El séptimo arte fue descrito como un espejo de lo que sucede en la sociedad y de las emociones humanas. La cinematografía no solo rememora sensaciones en el momento: también se convierte en un hilo conductor de nuestras distintas etapas de vida. A través de la nostalgia y la memoria, las películas construyen caminos emocionales que se reactivan cada vez que regresamos a ellas.
Las películas no solo evidencian nuestra vida: también la moldean. La mayoría de las veces, desde nuestra infancia, el cine nos regala percepciones sobre el amor, la amistad, la justicia o la esperanza. Lo que creemos posible o incluso lo que esperamos de la vida tiene raíces en aquellas primeras historias que vimos en la pantalla. De niños, cada experiencia es única porque no tenemos con qué compararla. Todo nos impacta más profundamente. En cambio, en la adultez, ya acumulamos caminos recorridos, por eso cada nueva película inevitablemente se mide contra recuerdos y aprendizajes previos.
Para mí un claro ejemplo es Desde Mi Cielo (The Lovely Bones). Verla a los 12 años significó quedarme atrapada en el rechazo y la angustia de su historia: la brutalidad de la pérdida y la fragilidad de la inocencia. A los 17, la misma película reveló otros matices: la rebeldía de querer desafiar la injusticia, la impotencia frente a lo que no podemos cambiar. Y hoy, a los 25, ese relato se convierte en algo distinto: una reflexión sobre el duelo, la resiliencia y la forma en que seguimos adelante cargando con ausencias que nunca desaparecen del todo.
Lo fascinante es que Desde Mi Cielo no cambió ni un solo fotograma desde su estreno. Lo que cambió fuimos nosotros: nuestras pérdidas, nuestras cicatrices y también nuestra capacidad de empatía. Ese tránsito personal resignificó escenas que antes pasaban inadvertidas, hace tolerables o insoportables pasajes que de niños no alcanzábamos a dimensionar.

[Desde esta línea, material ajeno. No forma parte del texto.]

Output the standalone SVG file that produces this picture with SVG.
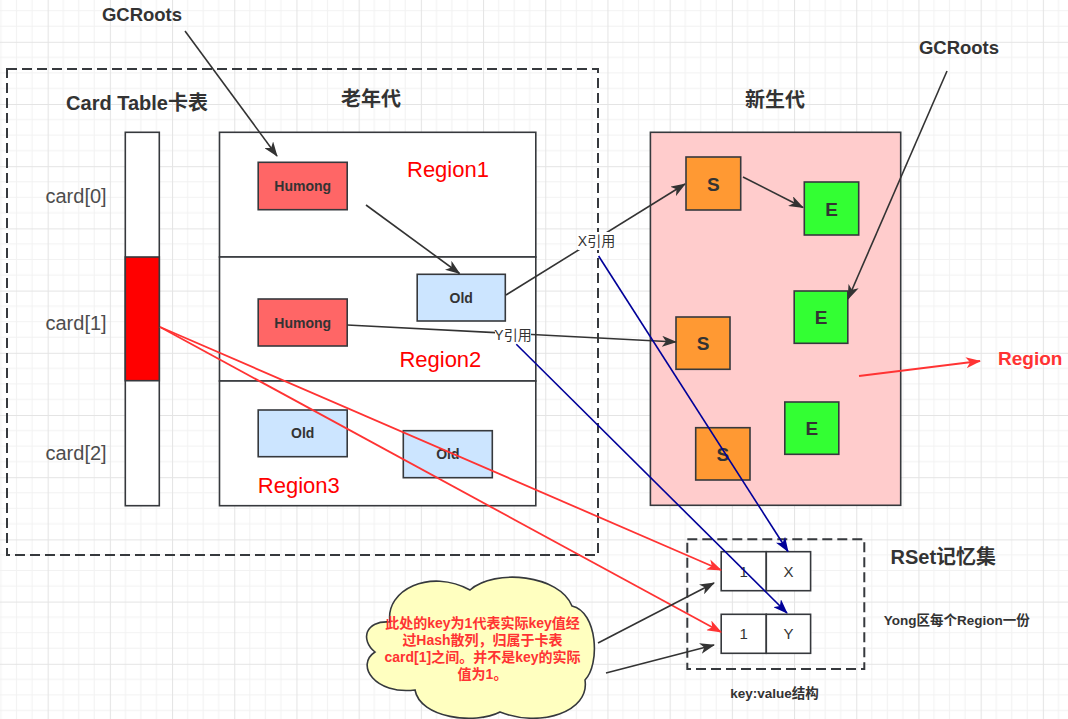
<svg xmlns="http://www.w3.org/2000/svg" width="1068" height="719" viewBox="0 0 1068 719">
<style>
text{font-family:"Liberation Sans","Noto Sans CJK SC",sans-serif}
.box{stroke:#36393d;stroke-width:1.6}
.dash{fill:none;stroke:#36393d;stroke-width:2;stroke-dasharray:10 5}
.lbl{fill:#333;font-weight:bold;text-anchor:middle}
.card{fill:#4d4d4d;font-size:20px}
.reg{fill:#ff0000;font-size:22px}
.title{fill:#333;font-weight:bold;font-size:20px;text-anchor:middle}
.dk{fill:none;stroke:#333;stroke-width:1.6}
.rd{fill:none;stroke:#ff3333;stroke-width:1.8}
.bl{fill:none;stroke:#000099;stroke-width:1.6}
.cell{fill:#333;font-size:15px;text-anchor:middle}
.note{fill:#ff3333;font-weight:bold;font-size:14px;text-anchor:middle}
.small{fill:#333;font-weight:bold;font-size:13.5px}
.reflbl{fill:#333;font-size:14px;text-anchor:middle}
</style>
<defs>
<pattern id="grid" patternUnits="userSpaceOnUse" x="47.65" y="41.8" width="62.2" height="62.2">
<rect width="62.2" height="62.2" fill="#ffffff"/>
<path d="M15.55 0V62.2M31.1 0V62.2M46.65 0V62.2M0 15.55H62.2M0 31.1H62.2M0 46.65H62.2" stroke="#f2f2f2" stroke-width="1"/>
<path d="M0.5 0V62.2M0 0.5H62.2" stroke="#e4e4e4" stroke-width="1"/>
</pattern>
<marker id="aDk" markerUnits="userSpaceOnUse" markerWidth="15" markerHeight="11" refX="14" refY="5.5" orient="auto">
<path d="M0,0 L15,5.5 L0,11 L4,5.5 z" fill="#333"/>
</marker>
<marker id="aRd" markerUnits="userSpaceOnUse" markerWidth="15" markerHeight="11" refX="14" refY="5.5" orient="auto">
<path d="M0,0 L15,5.5 L0,11 L4,5.5 z" fill="#ff3333"/>
</marker>
<marker id="aBl" markerUnits="userSpaceOnUse" markerWidth="15" markerHeight="11" refX="14" refY="5.5" orient="auto">
<path d="M0,0 L15,5.5 L0,11 L4,5.5 z" fill="#000099"/>
</marker>
</defs>
<rect width="1068" height="719" fill="url(#grid)"/>

<g id="oldgen-area">
<rect class="dash" x="7" y="69" width="591" height="486"/>
<text class="title" x="371" y="106">老年代</text>
</g>

<g id="card-table">
<text class="title" x="137" y="110" font-size="19px">Card Table卡表</text>
<rect class="box" x="125.3" y="132.3" width="34" height="373.4" fill="#ffffff"/>
<rect class="box" x="125.3" y="257" width="34" height="123.7" fill="#ff0000"/>
<text class="card" x="45.5" y="202.7">card[0]</text>
<text class="card" x="45.5" y="330">card[1]</text>
<text class="card" x="45.5" y="460">card[2]</text>
</g>

<g id="region1">
<rect class="box" x="219.5" y="132.3" width="316.3" height="124.7" fill="#ffffff"/>
<text class="reg" x="407" y="176.7">Region1</text>
</g>
<g id="region2">
<rect class="box" x="219.5" y="257" width="316.3" height="124" fill="#ffffff"/>
<text class="reg" x="399.4" y="366.7">Region2</text>
</g>
<g id="region3">
<rect class="box" x="219.5" y="381" width="316.3" height="124.7" fill="#ffffff"/>
<text class="reg" x="257.8" y="493.3">Region3</text>
</g>

<g id="humong1">
<rect class="box" x="258.2" y="162.3" width="89" height="47.4" fill="#ff6666"/>
<text class="lbl" x="302.7" y="191" font-size="14px">Humong</text>
</g>
<g id="old2">
<rect class="box" x="417.2" y="274.3" width="88.1" height="46.7" fill="#cce5ff"/>
<text class="lbl" x="461.2" y="302.6" font-size="14px">Old</text>
</g>
<g id="humong2">
<rect class="box" x="258.2" y="299" width="89" height="47" fill="#ff6666"/>
<text class="lbl" x="302.7" y="327.5" font-size="14px">Humong</text>
</g>
<g id="old3a">
<rect class="box" x="258.2" y="410" width="89" height="46.7" fill="#cce5ff"/>
<text class="lbl" x="302.7" y="438.3" font-size="14px">Old</text>
</g>
<g id="old3b">
<rect class="box" x="403.3" y="430.7" width="89" height="47" fill="#cce5ff"/>
<text class="lbl" x="447.8" y="459.2" font-size="14px">Old</text>
</g>

<g id="young-gen">
<text class="title" x="775" y="106.5">新生代</text>
<rect class="box" x="650.4" y="132.3" width="250.3" height="373" fill="#ffcccc"/>
</g>
<g id="s1">
<rect class="box" x="686" y="157" width="54.7" height="53" fill="#ff9933"/>
<text class="lbl" x="713.3" y="190.5" font-size="19px">S</text>
</g>
<g id="e1">
<rect class="box" x="804.3" y="182" width="54.4" height="53" fill="#33ff33"/>
<text class="lbl" x="831.5" y="215.5" font-size="19px">E</text>
</g>
<g id="e2">
<rect class="box" x="794.2" y="291" width="53.6" height="52.3" fill="#33ff33"/>
<text class="lbl" x="821" y="324" font-size="19px">E</text>
</g>
<g id="s2">
<rect class="box" x="676" y="317" width="54" height="52.3" fill="#ff9933"/>
<text class="lbl" x="703" y="350" font-size="19px">S</text>
</g>
<g id="e3">
<rect class="box" x="784.8" y="402" width="54" height="52.3" fill="#33ff33"/>
<text class="lbl" x="811.8" y="435" font-size="19px">E</text>
</g>
<g id="s3">
<rect class="box" x="695.7" y="427.7" width="54.3" height="52.3" fill="#ff9933"/>
<text class="lbl" x="722.8" y="460.7" font-size="19px">S</text>
</g>

<g id="gcroots-left">
<text class="lbl" x="142" y="21" font-size="18.5px">GCRoots</text>
</g>
<g id="gcroots-right">
<text class="lbl" x="959" y="54" font-size="18.5px">GCRoots</text>
</g>
<g id="region-label">
<text x="998" y="365" fill="#ff3333" font-weight="bold" font-size="19px">Region</text>
</g>

<g id="rset">
<rect class="dash" x="687.3" y="539.3" width="177" height="129.7"/>
<rect class="box" x="721.2" y="551.7" width="45.1" height="39" fill="#ffffff"/>
<rect class="box" x="766.3" y="551.7" width="44.3" height="39" fill="#ffffff"/>
<rect class="box" x="721.2" y="614.3" width="45.1" height="39" fill="#ffffff"/>
<rect class="box" x="766.3" y="614.3" width="44.3" height="39" fill="#ffffff"/>
<text class="cell" x="743.7" y="576.5">1</text>
<text class="cell" x="788.5" y="576.5">X</text>
<text class="cell" x="743.7" y="639">1</text>
<text class="cell" x="788.5" y="639">Y</text>
<text x="890.5" y="564" fill="#333" font-weight="bold" font-size="20px">RSet记忆集</text>
<text class="small" x="883.7" y="625">Yong区每个Region一份</text>
<text class="small" x="730.2" y="698">key:value结构</text>
</g>

<g id="note-cloud">
<path d="M390 622 C385 590 430 568 470 590 C495 568 560 575 572 606 C598 612 600 665 585 680 C590 712 540 728 500 712 C475 725 420 718 415 690 C375 695 355 665 375 652 C360 640 365 620 390 622 Z" fill="#ffffc0" stroke="#36393d" stroke-width="1.6"/>
<text class="note" x="482.5" y="628">此处的key为1代表实际key值经</text>
<text class="note" x="482.5" y="645">过Hash散列，归属于卡表</text>
<text class="note" x="482.5" y="662">card[1]之间。并不是key的实际</text>
<text class="note" x="482.5" y="679">值为1。</text>
</g>

<g id="connectors">
<line class="dk" x1="185" y1="31" x2="277" y2="156" marker-end="url(#aDk)"/>
<line class="dk" x1="366" y1="205" x2="459.5" y2="273.5" marker-end="url(#aDk)"/>
<line class="dk" x1="506" y1="295" x2="685" y2="184" marker-end="url(#aDk)"/>
<line class="dk" x1="347.2" y1="325" x2="676" y2="342" marker-end="url(#aDk)"/>
<line class="dk" x1="743" y1="177" x2="803" y2="207.5" marker-end="url(#aDk)"/>
<line class="dk" x1="947" y1="71" x2="848" y2="299" marker-end="url(#aDk)"/>
<line class="rd" x1="859" y1="376" x2="980" y2="361" marker-end="url(#aRd)"/>
<rect x="578" y="232" width="37" height="18" fill="#ffffff"/>
<text class="reflbl" x="596.5" y="246">X引用</text>
<rect x="495" y="326" width="36" height="17" fill="#ffffff"/>
<text class="reflbl" x="513" y="339.5">Y引用</text>
<line class="bl" x1="598.6" y1="256" x2="788" y2="551.5" marker-end="url(#aBl)"/>
<line class="bl" x1="516.3" y1="344.3" x2="787" y2="613" marker-end="url(#aBl)"/>
<line class="rd" x1="160" y1="327" x2="721" y2="570" marker-end="url(#aRd)"/>
<line class="rd" x1="160" y1="327" x2="721" y2="632" marker-end="url(#aRd)"/>
<line class="dk" x1="598" y1="643" x2="714" y2="583" marker-end="url(#aDk)"/>
<line class="dk" x1="606" y1="673" x2="714" y2="645" marker-end="url(#aDk)"/>
</g>
</svg>
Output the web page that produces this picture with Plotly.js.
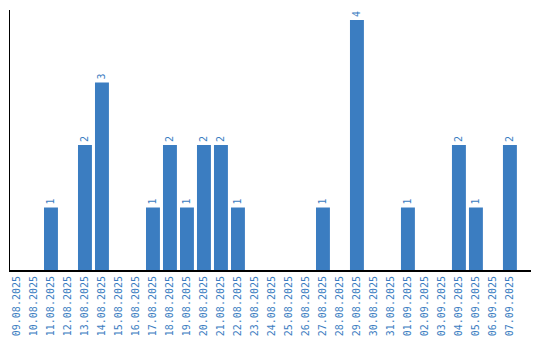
<!DOCTYPE html>
<html><head><meta charset="utf-8">
<script src="https://cdn.plot.ly/plotly-3.0.1.min.js"></script>
<style>body{margin:0;background:#fff}#c{width:540px;height:340px}</style>
</head><body><div id="c"></div>
<script>
const dates = ["09.08.2025","10.08.2025","11.08.2025","12.08.2025","13.08.2025","14.08.2025","15.08.2025","16.08.2025","17.08.2025","18.08.2025","19.08.2025","20.08.2025","21.08.2025","22.08.2025","23.08.2025","24.08.2025","25.08.2025","26.08.2025","27.08.2025","28.08.2025","29.08.2025","30.08.2025","31.08.2025","01.09.2025","02.09.2025","03.09.2025","04.09.2025","05.09.2025","06.09.2025","07.09.2025"];
const counts = [0,0,1,0,2,3,0,0,1,2,1,2,2,1,0,0,0,0,1,0,4,0,0,1,0,0,2,1,0,2];
const labels = counts.map(v => v > 0 ? String(v) : "");
const blue = "#3b7dc1";
const font = {family: "DejaVu Sans Mono, monospace", size: 10, color: blue};
Plotly.newPlot("c", [{
  type: "bar", x: dates, y: counts, marker: {color: blue},
  text: labels, textposition: "outside", textangle: -90, textfont: font,
  cliponaxis: false, hoverinfo: "none"
}], {
  width: 540, height: 340,
  margin: {l: 10, r: 9, t: 10, b: 70},
  paper_bgcolor: "#fff", plot_bgcolor: "#fff",
  bargap: 0.18, showlegend: false,
  font: font,
  xaxis: {type: "category", range: [-0.41, 30.24], tickangle: -90, tickfont: font,
          showline: true, linecolor: "#000", linewidth: 2, showgrid: false, ticks: "", zeroline: false, fixedrange: true},
  yaxis: {range: [0, 4.16], showline: true, linecolor: "#000", linewidth: 1, showgrid: false,
          showticklabels: false, ticks: "", zeroline: false}
}, {displayModeBar: false, staticPlot: true});
</script></body></html>
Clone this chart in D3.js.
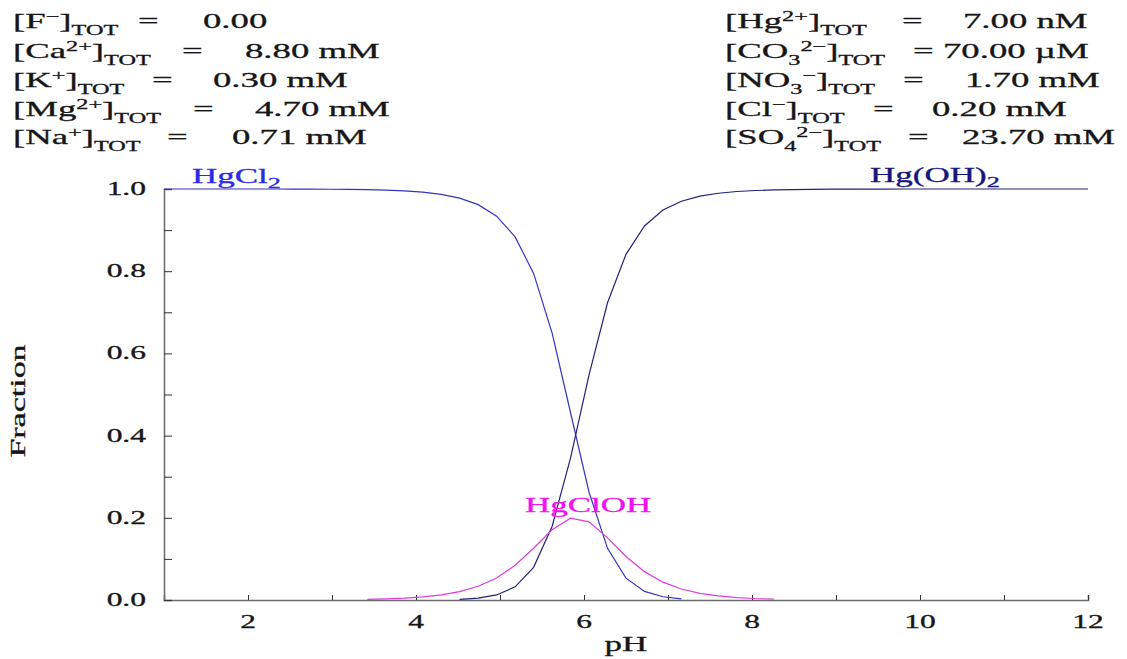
<!DOCTYPE html>
<html>
<head>
<meta charset="utf-8">
<script src="https://cdn.jsdelivr.net/npm/d3@7.9.0/dist/d3.min.js"></script>
<style>
  body { margin: 0; background: #fff; }
  svg { display: block; font-family: "Liberation Serif", "Times New Roman", serif; }
</style>
</head>
<body>
<svg id="chart" width="1127" height="659"></svg>
<script>
// pH grid used by the speciation run
const pH = [1.00, 1.22, 1.44, 1.66, 1.88, 2.10, 2.32, 2.54, 2.76, 2.98, 3.20, 3.42, 3.64, 3.86, 4.08, 4.30,
  4.52, 4.74, 4.96, 5.18, 5.40, 5.62, 5.84, 6.06, 6.28, 6.50, 6.72, 6.94, 7.16, 7.38, 7.60, 7.82, 8.04,
  8.26, 8.48, 8.70, 8.92, 9.14, 9.36, 9.58, 9.80, 10.02, 10.24, 10.46, 10.68, 10.90, 11.12, 11.34, 11.56,
  11.78, 12.00];

// fractions, null = below plotting threshold
const hgcl2 = [1.000, 1.000, 1.000, 1.000, 1.000, 1.000, 1.000, 0.9998, 0.9996, 0.9994, 0.9990, 0.9983,
  0.9972, 0.9954, 0.9922, 0.9870, 0.9779, 0.9620, 0.9340, 0.8835, 0.7946, 0.6500, 0.4556, 0.2622, 0.1257,
  0.0531, 0.0209, 0.0079, 0.0029, null, null, null, null, null, null, null, null, null, null, null, null,
  null, null, null, null, null, null, null, null, null, null];

const hgcloh = [null, null, null, null, null, null, null, null, null, null, null, 0.0017, 0.0027, 0.0045,
  0.0075, 0.0124, 0.0204, 0.0334, 0.0537, 0.0844, 0.1259, 0.1710, 0.1989, 0.1900, 0.1511, 0.1059, 0.0690,
  0.0434, 0.0267, 0.0163, 0.0099, 0.0060, 0.0036, 0.0022, null, null, null, null, null, null, null, null,
  null, null, null, null, null, null, null, null, null];

const hgoh2 = [null, null, null, null, null, null, null, null, null, null, null, null, null, null, null,
  null, 0.0017, 0.0046, 0.0123, 0.0321, 0.0795, 0.1790, 0.3456, 0.5478, 0.7232, 0.8411, 0.9101, 0.9488,
  0.9703, 0.9826, 0.9897, 0.9939, 0.9963, 0.9978, 0.9987, 0.9992, 0.9995, 0.9997, 0.9998, 0.9999, 1.000,
  1.000, 1.000, 1.000, 1.000, 1.000, 1.000, 1.000, 1.000, 1.000, 1.000];

const xTicks = [1, 2, 3, 4, 5, 6, 7, 8, 9, 10, 11, 12];
const xTickLabels = [2, 4, 6, 8, 10, 12];
const yTicks = [0, 0.1, 0.2, 0.3, 0.4, 0.5, 0.6, 0.7, 0.8, 0.9, 1.0];
const yTickLabels = [0, 0.2, 0.4, 0.6, 0.8, 1.0];

// totals shown above the plot: [text, 'n' | 'sup' | 'sub']
const leftIons = [
  [['[F', 'n'], ['−', 'sup'], [']', 'n'], ['TOT', 'sub']],
  [['[Ca', 'n'], ['2+', 'sup'], [']', 'n'], ['TOT', 'sub']],
  [['[K', 'n'], ['+', 'sup'], [']', 'n'], ['TOT', 'sub']],
  [['[Mg', 'n'], ['2+', 'sup'], [']', 'n'], ['TOT', 'sub']],
  [['[Na', 'n'], ['+', 'sup'], [']', 'n'], ['TOT', 'sub']]
];
const leftValues = ['0.00', '8.80 mM', '0.30 mM', '4.70 mM', '0.71 mM'];
const rightIons = [
  [['[Hg', 'n'], ['2+', 'sup'], [']', 'n'], ['TOT', 'sub']],
  [['[CO', 'n'], ['3', 'sub'], ['2−', 'sup'], [']', 'n'], ['TOT', 'sub']],
  [['[NO', 'n'], ['3', 'sub'], ['−', 'sup'], [']', 'n'], ['TOT', 'sub']],
  [['[Cl', 'n'], ['−', 'sup'], [']', 'n'], ['TOT', 'sub']],
  [['[SO', 'n'], ['4', 'sub'], ['2−', 'sup'], [']', 'n'], ['TOT', 'sub']]
];
const rightValues = ['7.00 nM', '70.00 µM', '1.70 mM', '0.20 mM', '23.70 mM'];

const svg = d3.select('#chart');
const SX = 1.75; // the original text is drawn horizontally stretched

const x = d3.scaleLinear().domain([1, 12]).range([164, 1088]);
const y = d3.scaleLinear().domain([0, 1]).range([600, 189]);

function richText(parent, px, py, parts, opt = {}) {
  const size = opt.size || 21;
  const color = opt.color || '#161616';
  const t = parent.append('text')
    .attr('transform', `translate(${px},${py}) scale(${SX},1)`)
    .attr('font-size', size)
    .attr('fill', color)
    .attr('stroke', color)
    .attr('stroke-width', 0.3)
    .attr('text-anchor', opt.anchor || 'start');
  let shift = 0;
  parts.forEach(([s, k]) => {
    const target = k === 'sup' ? -(opt.up || 7) : k === 'sub' ? (opt.down || 7) : 0;
    t.append('tspan')
      .attr('dy', target - shift)
      .attr('font-size', k === 'n' ? size : size * (opt.small || 0.66))
      .text(s);
    shift = target;
  });
  return t;
}

// header block
const rowY = [28, 58, 87, 116, 144];
const leftEqX = [138, 182, 152, 193, 167];
const leftValX = [203, 245, 213, 255, 232];
const rightEqX = [902, 913, 903, 873, 908];
const rightValX = [963, 943, 965, 932, 962];

leftIons.forEach((parts, i) => {
  richText(svg, 13, rowY[i], parts);
  richText(svg, leftEqX[i], rowY[i], [['=', 'n']]);
  richText(svg, leftValX[i], rowY[i], [[leftValues[i], 'n']]);
});
rightIons.forEach((parts, i) => {
  richText(svg, 725, rowY[i], parts);
  richText(svg, rightEqX[i], rowY[i], [['=', 'n']]);
  richText(svg, rightValX[i], rowY[i], [[rightValues[i], 'n']]);
});

// axes
const axisColor = '#6e6e6e';
const xAxis = d3.axisTop(x).tickValues(xTicks).tickSize(5).tickFormat('');
svg.append('g').attr('transform', 'translate(0,600)').call(xAxis)
  .call(g => g.select('.domain').attr('stroke', axisColor).attr('stroke-width', 1.6))
  .call(g => g.selectAll('.tick line').attr('stroke', '#333'));

const yAxis = d3.axisRight(y).tickValues(yTicks).tickSize(8).tickFormat('');
svg.append('g').attr('transform', 'translate(164,0)').call(yAxis)
  .call(g => g.select('.domain').attr('stroke', axisColor).attr('stroke-width', 1.6))
  .call(g => g.selectAll('.tick line').attr('stroke', '#333'));

xTickLabels.forEach(v => richText(svg, x(v), 628, [[String(v), 'n']], { size: 18, anchor: 'middle' }));
yTickLabels.forEach(v => richText(svg, 146, y(v) + 6, [[v.toFixed(1), 'n']], { size: 18, anchor: 'end' }));

richText(svg, 626, 651, [['pH', 'n']], { size: 20, anchor: 'middle' });
svg.append('text')
  .attr('transform', 'translate(25,401) rotate(-90) scale(1.7,1)')
  .attr('text-anchor', 'middle')
  .attr('font-size', 20)
  .attr('fill', '#161616')
  .attr('stroke', '#161616')
  .attr('stroke-width', 0.3)
  .text('Fraction');

// curves
const line = d3.line()
  .defined(d => d[1] !== null)
  .x(d => x(d[0]))
  .y(d => y(d[1]));

const series = [
  { values: hgcl2, stroke: '#3434c4' },
  { values: hgoh2, stroke: '#222276' },
  { values: hgcloh, stroke: '#dc3cdc' }
];
series.forEach(s => {
  svg.append('path')
    .datum(pH.map((p, i) => [p, s.values[i]]))
    .attr('d', line)
    .attr('fill', 'none')
    .attr('stroke', s.stroke)
    .attr('stroke-width', 1.2);
});

// species labels
richText(svg, 192, 183, [['HgCl', 'n'], ['2', 'sub']], { size: 20, color: '#2a2ae6', down: 5, small: 0.75 });
richText(svg, 870, 182, [['Hg(OH)', 'n'], ['2', 'sub']], { size: 20, color: '#15157c', down: 5, small: 0.75 });
richText(svg, 525, 512, [['HgClOH', 'n']], { size: 20, color: '#f010f0' });
</script>
</body>
</html>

Así funciona el cine: cada reencuentro con una película es también un reencuentro con quienes fuimos y con quienes somos hoy. La nostalgia funciona como un puente: no solo recordamos la historia en sí, sino el estado emocional en que la vimos por primera vez. Esa doble capa de experiencia, la de la película y la de nuestra propia vida, convierte al cine en una suerte de archivo emocional que crece con nosotros.
Las películas no envejecen solas: envejecen con nosotros. Sus historias se mantienen, pero nuestros ojos cambian, nuestras emociones maduran, nuestras heridas y aprendizajes añaden nuevos filtros a cada escena. Quizá esa sea la verdadera magia del cine: no tanto la de permanecer igual, sino la de transformarse en cada espectador.
Revisitar una obra del pasado no es solo volver a una sala oscura o a tu habitación: es volver a encontrarnos con la persona que fuimos al verlo por primera vez. Y en ese encuentro, entre el recuerdo y el presente, el cine se vuelve eterno.